I am working on a project where I used LASSO for variable selection across a dataset in which I needed to do multiple imputation to account for missingness in several variables. Combining LASSO results across the imputations was achieved using a threshold (i.e. if a variable is selected by LASSO in 3 of the 5 imputations, then the variable is assumed to be significant). The selected variables were then stored in a character string (named "threshold.variable.names") and pasted into a formula format using the following code:
formula <- as.formula(paste0('OUTCOME','~',paste0(threshold.variable.names,collapse = "+")))

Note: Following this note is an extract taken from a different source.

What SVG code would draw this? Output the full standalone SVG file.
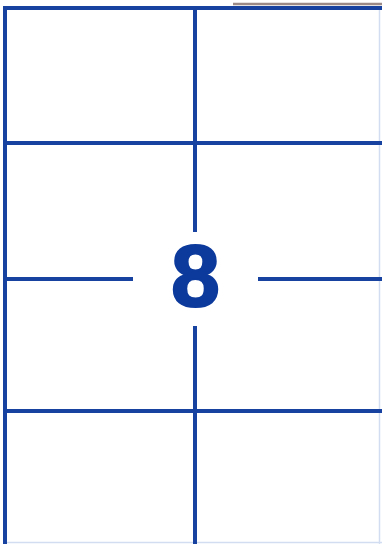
<svg xmlns="http://www.w3.org/2000/svg" width="382" height="544" viewBox="0 0 382 544">
<style>
.ln{stroke:#1842a0;stroke-width:4;fill:none;stroke-linecap:butt}
.faint{stroke:#d3ddf2;stroke-width:1.5;fill:none}
.num{font-family:"Liberation Sans","DejaVu Sans",sans-serif;font-weight:bold;font-size:88px;fill:#0c3a9c;stroke:#0c3a9c;stroke-width:2;text-anchor:middle}
</style>
<rect width="382" height="544" fill="#ffffff"/>
<line x1="233" y1="4" x2="382" y2="4" stroke="#9c8a86" stroke-width="2.5"/>
<g id="frame">
<line class="faint" x1="379.5" y1="8" x2="379.5" y2="544"/>
<line class="faint" x1="5" y1="542.5" x2="382" y2="542.5"/>
<line class="ln" x1="5" y1="6" x2="5" y2="544"/>
<line class="ln" x1="3" y1="8" x2="382" y2="8"/>
</g>
<g id="connectors">
<line class="ln" x1="195" y1="8" x2="195" y2="232"/>
<line class="ln" x1="195" y1="326" x2="195" y2="544"/>
<line class="ln" x1="5" y1="143" x2="382" y2="143"/>
<line class="ln" x1="5" y1="279" x2="133" y2="279"/>
<line class="ln" x1="258" y1="279" x2="382" y2="279"/>
<line class="ln" x1="5" y1="411" x2="382" y2="411"/>
</g>
<g id="label-count">
<text class="num" x="195.5" y="306">8</text>
</g>
</svg>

and yields exactly what I'm looking for (i.e. "OUTCOME~Var1+Var2+...")
When I then try to run my regression on each of the imputed datasets using the MICE package's "with()" command fit <- with(my.mids.object,glm(formula,family=binomial(link="logit")))
. However, I get the following error: Error in eval(predvars, data, env) : object 'OUTCOME' not found
. In fact, it cannot recognize any of the variables, not just the OUTCOME.
Furthermore, I do not get any error when I try to run my pre-specified formula on one of the individually completed datasets: fit <- glm(formula,family = binomial,data = complete(my.mids.object,1))
Does anyone have some insight as to why this error is occurring and how I might be able to fix it? Thanks in advance.